Additionally, the Court emphasized that limitations periods should not be extended based on errors in related but separate returns, aligning with the principle that each taxpayer’s liabilities are to be assessed independently based on their own filings.
Impact
The decision in Bufferd v. Commissioner has significant implications for both taxpayers and the IRS:
- For Shareholders: Provides clarity and security by establishing that the IRS has a defined three-year window from the date of their individual tax return filing to assess any deficiencies, regardless of errors in the S corporation's filings.
- For the IRS: Reinforces the need to focus on individual returns when assessing deficiencies for S corporation shareholders, ensuring that the statute of limitations is not inadvertently extended by unrelated corporate return issues.
- Legal Consistency: Harmonizes the treatment of S corporation shareholders with other pass-through entities like partnerships and trusts, promoting uniformity in tax law application.
Future cases involving S corporations will reference this precedent to determine the appropriate commencement of the statute of limitations, thereby reducing ambiguity and potential legal disputes over assessment periods.
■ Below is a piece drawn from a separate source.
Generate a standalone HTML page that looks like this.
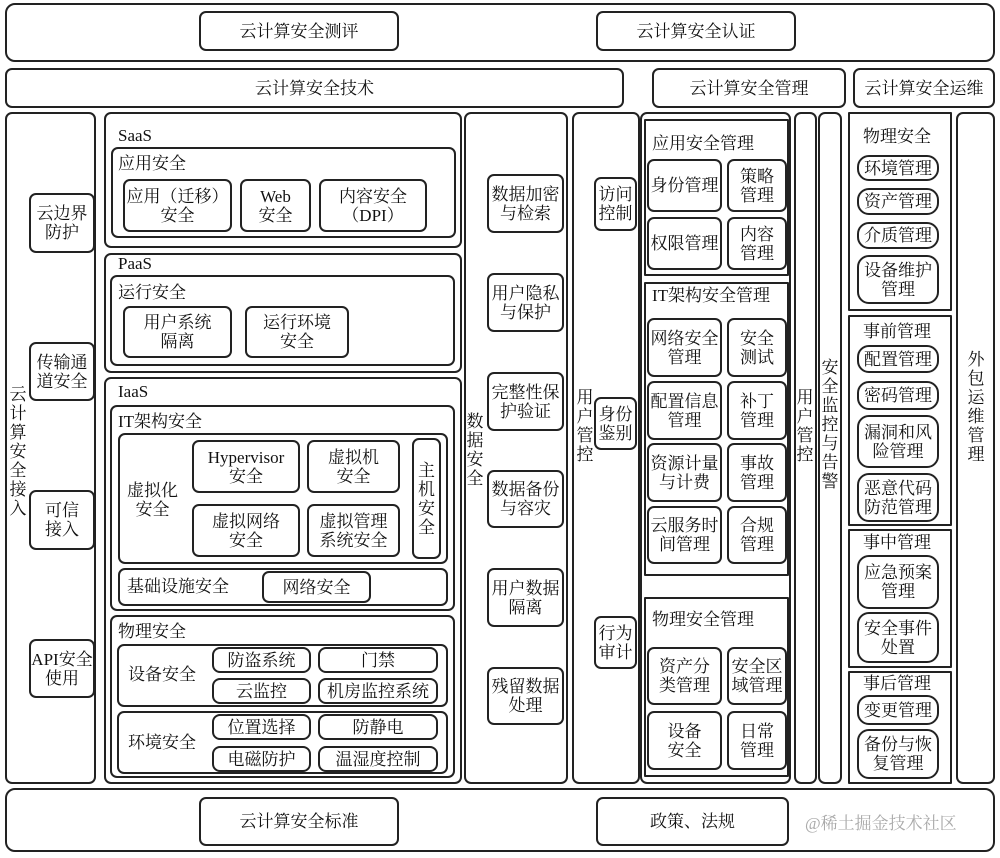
<!DOCTYPE html>
<html><head><meta charset="utf-8"><style>
body{margin:0;background:#fff;}
#c{position:relative;width:1000px;height:858px;overflow:hidden;font-family:"Liberation Serif","Noto Serif CJK SC",serif;color:#111;font-size:17px;line-height:19px;}
.b{position:absolute;box-sizing:border-box;border:2px solid #222;border-radius:7px;display:flex;align-items:center;justify-content:center;text-align:center;}
.s{border-radius:5px;}
.p{border-radius:12px;}
.q{border-radius:1px;}
.t{position:absolute;white-space:nowrap;}
.v{position:absolute;width:20px;text-align:center;line-height:19px;}
</style></head><body><div id="c">
<!-- top -->
<div class="b" style="left:5px;top:3px;width:990px;height:59px;border-radius:10px"></div>
<div class="b" style="left:199px;top:11px;width:200px;height:40px">云计算安全测评</div>
<div class="b" style="left:596px;top:11px;width:200px;height:40px">云计算安全认证</div>
<div class="b" style="left:5px;top:68px;width:619px;height:40px">云计算安全技术</div>
<div class="b" style="left:652px;top:68px;width:194px;height:40px">云计算安全管理</div>
<div class="b" style="left:853px;top:68px;width:142px;height:40px">云计算安全运维</div>

<!-- left access column -->
<div class="b" style="left:5px;top:112px;width:91px;height:672px"></div>
<div class="v" style="left:8px;top:385px">云<br>计<br>算<br>安<br>全<br>接<br>入</div>
<div class="b" style="left:29px;top:193px;width:66px;height:60px">云边界<br>防护</div>
<div class="b" style="left:29px;top:342px;width:66px;height:59px">传输通<br>道安全</div>
<div class="b" style="left:29px;top:490px;width:66px;height:60px">可信<br>接入</div>
<div class="b" style="left:29px;top:639px;width:66px;height:59px;white-space:nowrap">API安全<br>使用</div>

<!-- SaaS -->
<div class="b" style="left:104px;top:112px;width:358px;height:136px"></div>
<div class="t" style="left:118px;top:126px">SaaS</div>
<div class="b" style="left:111px;top:147px;width:345px;height:91px"></div>
<div class="t" style="left:118px;top:154px">应用安全</div>
<div class="b" style="left:123px;top:179px;width:109px;height:53px">应用（迁移）<br>安全</div>
<div class="b" style="left:240px;top:179px;width:71px;height:53px">Web<br>安全</div>
<div class="b" style="left:319px;top:179px;width:108px;height:53px">内容安全<br>（DPI）</div>
<!-- PaaS -->
<div class="b" style="left:104px;top:253px;width:358px;height:120px"></div>
<div class="t" style="left:118px;top:254px">PaaS</div>
<div class="b" style="left:110px;top:275px;width:345px;height:91px"></div>
<div class="t" style="left:118px;top:283px">运行安全</div>
<div class="b" style="left:123px;top:306px;width:109px;height:52px">用户系统<br>隔离</div>
<div class="b" style="left:245px;top:306px;width:104px;height:52px">运行环境<br>安全</div>
<!-- IaaS -->
<div class="b" style="left:104px;top:377px;width:358px;height:407px"></div>
<div class="t" style="left:118px;top:382px">IaaS</div>
<div class="b" style="left:110px;top:405px;width:345px;height:206px"></div>
<div class="t" style="left:118px;top:412px">IT架构安全</div>
<div class="b" style="left:118px;top:433px;width:330px;height:131px"></div>
<div class="t" style="left:127px;top:481px;text-align:center">虚拟化<br>安全</div>
<div class="b" style="left:192px;top:440px;width:108px;height:53px">Hypervisor<br>安全</div>
<div class="b" style="left:307px;top:440px;width:93px;height:53px">虚拟机<br>安全</div>
<div class="b" style="left:192px;top:504px;width:108px;height:53px">虚拟网络<br>安全</div>
<div class="b" style="left:307px;top:504px;width:93px;height:53px">虚拟管理<br>系统安全</div>
<div class="b" style="left:412px;top:438px;width:29px;height:121px">主<br>机<br>安<br>全</div>
<div class="b" style="left:118px;top:568px;width:330px;height:38px"></div>
<div class="t" style="left:127px;top:577px">基础设施安全</div>
<div class="b" style="left:262px;top:571px;width:109px;height:32px">网络安全</div>
<div class="b" style="left:110px;top:615px;width:345px;height:163px"></div>
<div class="t" style="left:118px;top:622px">物理安全</div>
<div class="b" style="left:117px;top:644px;width:331px;height:63px"></div>
<div class="t" style="left:128px;top:665px">设备安全</div>
<div class="b p" style="left:212px;top:647px;width:99px;height:26px;border-radius:8px">防盗系统</div>
<div class="b p" style="left:318px;top:647px;width:120px;height:26px;border-radius:8px">门禁</div>
<div class="b p" style="left:212px;top:678px;width:99px;height:26px;border-radius:8px">云监控</div>
<div class="b p" style="left:318px;top:678px;width:120px;height:26px;border-radius:8px">机房监控系统</div>
<div class="b" style="left:117px;top:711px;width:331px;height:63px"></div>
<div class="t" style="left:128px;top:733px">环境安全</div>
<div class="b p" style="left:212px;top:714px;width:99px;height:26px;border-radius:8px">位置选择</div>
<div class="b p" style="left:318px;top:714px;width:120px;height:26px;border-radius:8px">防静电</div>
<div class="b p" style="left:212px;top:746px;width:99px;height:26px;border-radius:8px">电磁防护</div>
<div class="b p" style="left:318px;top:746px;width:120px;height:26px;border-radius:8px">温湿度控制</div>

<!-- data security -->
<div class="b" style="left:464px;top:112px;width:104px;height:672px"></div>
<div class="v" style="left:465px;top:412px">数<br>据<br>安<br>全</div>
<div class="b" style="left:487px;top:174px;width:77px;height:59px">数据加密<br>与检索</div>
<div class="b" style="left:487px;top:273px;width:77px;height:59px">用户隐私<br>与保护</div>
<div class="b" style="left:487px;top:372px;width:77px;height:59px">完整性保<br>护验证</div>
<div class="b" style="left:487px;top:470px;width:77px;height:58px">数据备份<br>与容灾</div>
<div class="b" style="left:487px;top:568px;width:77px;height:59px">用户数据<br>隔离</div>
<div class="b" style="left:487px;top:667px;width:77px;height:58px">残留数据<br>处理</div>

<!-- user control -->
<div class="b" style="left:572px;top:112px;width:68px;height:672px"></div>
<div class="v" style="left:575px;top:388px">用<br>户<br>管<br>控</div>
<div class="b" style="left:594px;top:177px;width:43px;height:54px">访问<br>控制</div>
<div class="b" style="left:594px;top:397px;width:43px;height:53px">身份<br>鉴别</div>
<div class="b" style="left:594px;top:616px;width:43px;height:53px">行为<br>审计</div>

<!-- management -->
<div class="b" style="left:640px;top:112px;width:151px;height:672px"></div>
<div class="b q" style="left:644px;top:119px;width:145px;height:157px"></div>
<div class="t" style="left:652px;top:134px">应用安全管理</div>
<div class="b" style="left:647px;top:159px;width:75px;height:53px">身份管理</div>
<div class="b" style="left:727px;top:159px;width:60px;height:53px">策略<br>管理</div>
<div class="b" style="left:647px;top:217px;width:75px;height:53px">权限管理</div>
<div class="b" style="left:727px;top:217px;width:60px;height:53px">内容<br>管理</div>
<div class="b q" style="left:644px;top:282px;width:145px;height:294px"></div>
<div class="t" style="left:652px;top:286px">IT架构安全管理</div>
<div class="b" style="left:647px;top:318px;width:75px;height:59px">网络安全<br>管理</div>
<div class="b" style="left:727px;top:318px;width:60px;height:59px">安全<br>测试</div>
<div class="b" style="left:647px;top:381px;width:75px;height:59px">配置信息<br>管理</div>
<div class="b" style="left:727px;top:381px;width:60px;height:59px">补丁<br>管理</div>
<div class="b" style="left:647px;top:443px;width:75px;height:59px">资源计量<br>与计费</div>
<div class="b" style="left:727px;top:443px;width:60px;height:59px">事故<br>管理</div>
<div class="b" style="left:647px;top:506px;width:75px;height:58px">云服务时<br>间管理</div>
<div class="b" style="left:727px;top:506px;width:60px;height:58px">合规<br>管理</div>
<div class="b q" style="left:644px;top:597px;width:145px;height:180px"></div>
<div class="t" style="left:652px;top:610px">物理安全管理</div>
<div class="b" style="left:647px;top:647px;width:75px;height:58px">资产分<br>类管理</div>
<div class="b" style="left:727px;top:647px;width:60px;height:58px">安全区<br>域管理</div>
<div class="b" style="left:647px;top:711px;width:75px;height:59px">设备<br>安全</div>
<div class="b" style="left:727px;top:711px;width:60px;height:59px">日常<br>管理</div>

<div class="b" style="left:794px;top:112px;width:23px;height:672px"></div>
<div class="v" style="left:795px;top:388px">用<br>户<br>管<br>控</div>
<div class="b" style="left:818px;top:112px;width:24px;height:672px"></div>
<div class="v" style="left:820px;top:358px">安<br>全<br>监<br>控<br>与<br>告<br>警</div>

<!-- ops -->
<div class="b q" style="left:848px;top:112px;width:104px;height:199px"></div>
<div class="t" style="left:863px;top:127px">物理安全</div>
<div class="b p" style="left:857px;top:155px;width:82px;height:26px">环境管理</div>
<div class="b p" style="left:857px;top:188px;width:82px;height:27px">资产管理</div>
<div class="b p" style="left:857px;top:222px;width:82px;height:27px">介质管理</div>
<div class="b p" style="left:857px;top:255px;width:82px;height:49px">设备维护<br>管理</div>
<div class="b q" style="left:848px;top:315px;width:104px;height:211px"></div>
<div class="t" style="left:863px;top:322px">事前管理</div>
<div class="b p" style="left:857px;top:345px;width:82px;height:28px">配置管理</div>
<div class="b p" style="left:857px;top:381px;width:82px;height:29px">密码管理</div>
<div class="b p" style="left:857px;top:415px;width:82px;height:53px">漏洞和风<br>险管理</div>
<div class="b p" style="left:857px;top:473px;width:82px;height:49px">恶意代码<br>防范管理</div>
<div class="b q" style="left:848px;top:529px;width:104px;height:139px"></div>
<div class="t" style="left:863px;top:533px">事中管理</div>
<div class="b p" style="left:857px;top:555px;width:82px;height:54px">应急预案<br>管理</div>
<div class="b p" style="left:857px;top:612px;width:82px;height:51px">安全事件<br>处置</div>
<div class="b q" style="left:848px;top:671px;width:104px;height:113px"></div>
<div class="t" style="left:863px;top:674px">事后管理</div>
<div class="b p" style="left:857px;top:695px;width:82px;height:30px">变更管理</div>
<div class="b p" style="left:857px;top:729px;width:82px;height:50px">备份与恢<br>复管理</div>
<div class="b" style="left:956px;top:112px;width:39px;height:672px"></div>
<div class="v" style="left:966px;top:350px">外<br>包<br>运<br>维<br>管<br>理</div>

<!-- bottom -->
<div class="b" style="left:5px;top:788px;width:990px;height:64px;border-radius:10px"></div>
<div class="b" style="left:199px;top:797px;width:200px;height:49px">云计算安全标准</div>
<div class="b" style="left:596px;top:797px;width:193px;height:49px">政策、法规</div>
<div class="t" style="left:805px;top:814px;color:#aaa;font-size:17px">@稀土掘金技术社区</div>
</div></body></html>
Complex Concepts Simplified
Subchapter S (S) Corporation
An S corporation is a type of corporate entity that passes its income, losses, deductions, and credits directly to its shareholders for federal tax purposes. This avoids double taxation of corporate income but requires shareholders to report the income and deductions on their individual tax returns.
Statute of Limitations
This refers to the fixed period during which the IRS can assess and collect additional taxes after a tax return has been filed. For most individual taxpayers, this period is three years from the date of filing the return.
Pass-Through Taxation
A taxation method where the income of an entity (like an S corporation or partnership) is not taxed at the corporate level but instead "passes through" to the individual owners or shareholders, who then report it on their personal tax returns.
Notice of Deficiency
A document issued by the IRS indicating that the agency has determined that a taxpayer owes additional taxes. It begins a clock for the taxpayer to file a formal tax court claim, generally within 90 days.
Conclusion
Bufferd v. Commissioner of Internal Revenue serves as a crucial precedent in delineating the boundaries of the statute of limitations for S corporation shareholders. By affirming that the three-year assessment period commences with the individual's tax return filing date, the Supreme Court provided clarity and protection for taxpayers against extended IRS assessments resulting from unrelated corporate return errors. This decision upholds the integrity of individual tax filings and ensures that the IRS operates within clearly defined legal timelines, fostering a fairer and more predictable tax environment.